In terms of the trade unions there was no opposition in principle to the computerization, not only because the introduction of TOPS promised to save the jobs that would be lost if the freight business went to the wall, but also, because it involved the creation of new jobs, at least in the short term. Whilst consulting with the rail unions from a very early stage, management studiously avoided entering into any time-consuming national negotiations over extra payments for using the new technology. Further, no attempt was made by management to develop the potential use of the TOPS systems for keeping tabs on train crews. It was certain that the ‘Big Brother’ connotations of such a use would have brought vigorous union opposition, in particular from the train drivers’ union, ASLEF. As a result, union leaders were ‘won over’ to the system and were happy to cooperate in its speedy introduction. Indeed, national officers of the unions were instrumental in resolving some of the small localized disputes that did occur during the implementation programme. In retrospect, the view of many national officials was that if management had introduced such a system sooner much of the market which had already been lost might have been saved.

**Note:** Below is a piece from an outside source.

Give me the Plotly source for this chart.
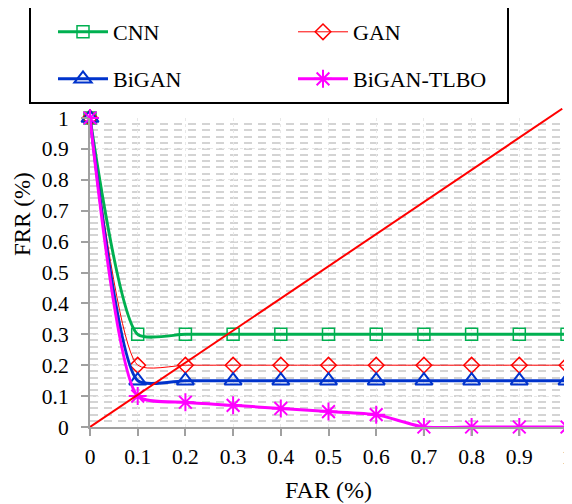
import plotly.graph_objects as go

# ---- data ----
far = [0, 0.1, 0.2, 0.3, 0.4, 0.5, 0.6, 0.7, 0.8, 0.9, 1.0]
cnn = [1, 0.3, 0.3, 0.3, 0.3, 0.3, 0.3, 0.3, 0.3, 0.3, 0.3]
gan = [1, 0.2, 0.2, 0.2, 0.2, 0.2, 0.2, 0.2, 0.2, 0.2, 0.2]
bigan = [1, 0.15, 0.15, 0.15, 0.15, 0.15, 0.15, 0.15, 0.15, 0.15, 0.15]
bigan_tlbo = [1, 0.1, 0.08, 0.07, 0.06, 0.05, 0.04, 0.0, 0.0, 0.0, 0.0]
err_x = [0, 0.99]
err_y = [0, 1.03]
x_ticks = [0, 0.1, 0.2, 0.3, 0.4, 0.5, 0.6, 0.7, 0.8, 0.9, 1]
y_ticks = [0, 0.1, 0.2, 0.3, 0.4, 0.5, 0.6, 0.7, 0.8, 0.9, 1]

# page body has an 8px margin, so the figure is drawn 8px smaller and offset
OFF = 8
W, H = 572 - OFF, 504 - OFF
REF_L, REF_R, REF_T, REF_B, REF_Y1 = 90, 567, 108, 427, 118
ML = REF_L - OFF
MR = W - (REF_R - OFF)
MT = REF_T - OFF
MB = H - (REF_B - OFF)
PW = W - ML - MR
PH = H - MT - MB
main_top = (REF_B - REF_Y1) / PH

def px_x(p):
    return (p - OFF - ML) / PW

def px_y(p):
    return (H - MB - (p - OFF)) / PH

FONT = "'Times New Roman', 'Liberation Serif', serif"
AXC = "#A0A0A0"

fig = go.Figure()

common = dict(mode="lines+markers", cliponaxis=False)

def ln(color, width):
    return dict(color=color, width=width, shape="spline", smoothing=0.6)

fig.add_trace(go.Scatter(x=far, y=cnn, name="CNN", legend="legend",
    line=ln("#00B050", 3),
    marker=dict(symbol="square-open", size=12, color="#00B050", line=dict(width=1.5)),
    **common))
fig.add_trace(go.Scatter(x=far, y=gan, name="GAN", legend="legend2",
    line=ln("#FF0000", 1),
    marker=dict(symbol="diamond-open", size=12, color="#FF0000", line=dict(width=1.5)),
    **common))
fig.add_trace(go.Scatter(x=far, y=bigan, name="BiGAN", legend="legend3",
    line=ln("#0033CC", 3),
    marker=dict(symbol="triangle-up-open", size=15, color="#0033CC", line=dict(width=2)),
    **common))
fig.add_trace(go.Scatter(x=far, y=bigan_tlbo, name="BiGAN-TLBO", legend="legend4",
    line=ln("#FF00FF", 3),
    marker=dict(symbol="asterisk-open", size=15, color="#FF00FF", line=dict(width=2, color="#FF00FF")),
    **common))
fig.add_trace(go.Scatter(x=err_x, y=err_y, mode="lines", showlegend=False,
    line=dict(color="#FF0000", width=2), xaxis="x2", yaxis="y2"))

def leg(xr, yr):
    return dict(orientation="v", x=px_x(xr), y=px_y(yr), xanchor="left", yanchor="middle",
                itemwidth=50, bgcolor="rgba(0,0,0,0)", borderwidth=0,
                font=dict(family=FONT, size=22, color="black"))

fig.update_layout(
    width=W, height=H,
    margin=dict(l=ML, r=MR, t=MT, b=MB, autoexpand=False),
    paper_bgcolor="white", plot_bgcolor="rgba(0,0,0,0)",
    font=dict(family=FONT, size=21, color="black"),
    xaxis=dict(range=[0, 1], tickvals=x_ticks, showline=True, linecolor=AXC, linewidth=2,
               ticks="outside", ticklen=7, tickwidth=2, tickcolor=AXC,
               showgrid=True, gridcolor="#E8E8E8", griddash="dot", gridwidth=1,
               zeroline=False, ticklabelstandoff=2, domain=[0, 1],
               ticklabeloverflow="allow",
               tickfont=dict(family=FONT, size=21.5)),
    yaxis=dict(range=[0, 1], tickvals=y_ticks, showline=True, linecolor=AXC, linewidth=2,
               ticks="outside", ticklen=7, tickwidth=2, tickcolor=AXC,
               showgrid=True, gridcolor="#E8E8E8", griddash="dot", gridwidth=1,
               zeroline=False, ticklabelstandoff=8, domain=[0, main_top],
               ticklabeloverflow="allow",
               minor=dict(dtick=0.02, tick0=0, showgrid=True, gridcolor="#D4D4D4",
                          griddash="8px,6px", gridwidth=2, ticks=""),
               tickfont=dict(family=FONT, size=21.5)),
    xaxis2=dict(range=[0, 1], domain=[0, 1], anchor="y2", visible=False),
    yaxis2=dict(range=[0, 1 / main_top], domain=[0, 1], anchor="x2", visible=False),
    legend=leg(53, 32),
    legend2=leg(293, 32),
    legend3=leg(53, 79),
    legend4=leg(293, 79),
    shapes=[dict(type="rect", xref="paper", yref="paper",
                 x0=px_x(30), x1=px_x(508), y0=px_y(103), y1=px_y(7),
                 line=dict(color="black", width=2), fillcolor="rgba(0,0,0,0)")],
    annotations=[
        dict(text="FRR (%)", xref="paper", yref="paper", x=px_x(22), y=px_y(214),
             textangle=-90, showarrow=False, xanchor="center", yanchor="middle",
             font=dict(family=FONT, size=23)),
        dict(text="FAR (%)", xref="paper", yref="paper", x=px_x(328), y=px_y(490),
             showarrow=False, xanchor="center", yanchor="middle",
             font=dict(family=FONT, size=24)),
    ],
)

fig.write_html("out.html")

The TOPS computerization project was completed on time and within budget in October 1975. A far more efficient utilization of freight resources was achieved and operational control considerably improved. In particular, it became clear that management for the first time had an opportunity to play a ‘proactive’ role in the planning and control of freight operations. As one operations manager put it, ‘we now had a production line we could control’.
Questions
What would you identify as the critical factors that contributed to the successful implementation of the TOPS system?
What were the advantages and disadvantages of the ‘task force’ approach?
How important are context and culture in understanding change?
Are there any general lessons that can be learnt from this case study on the process of organizational change?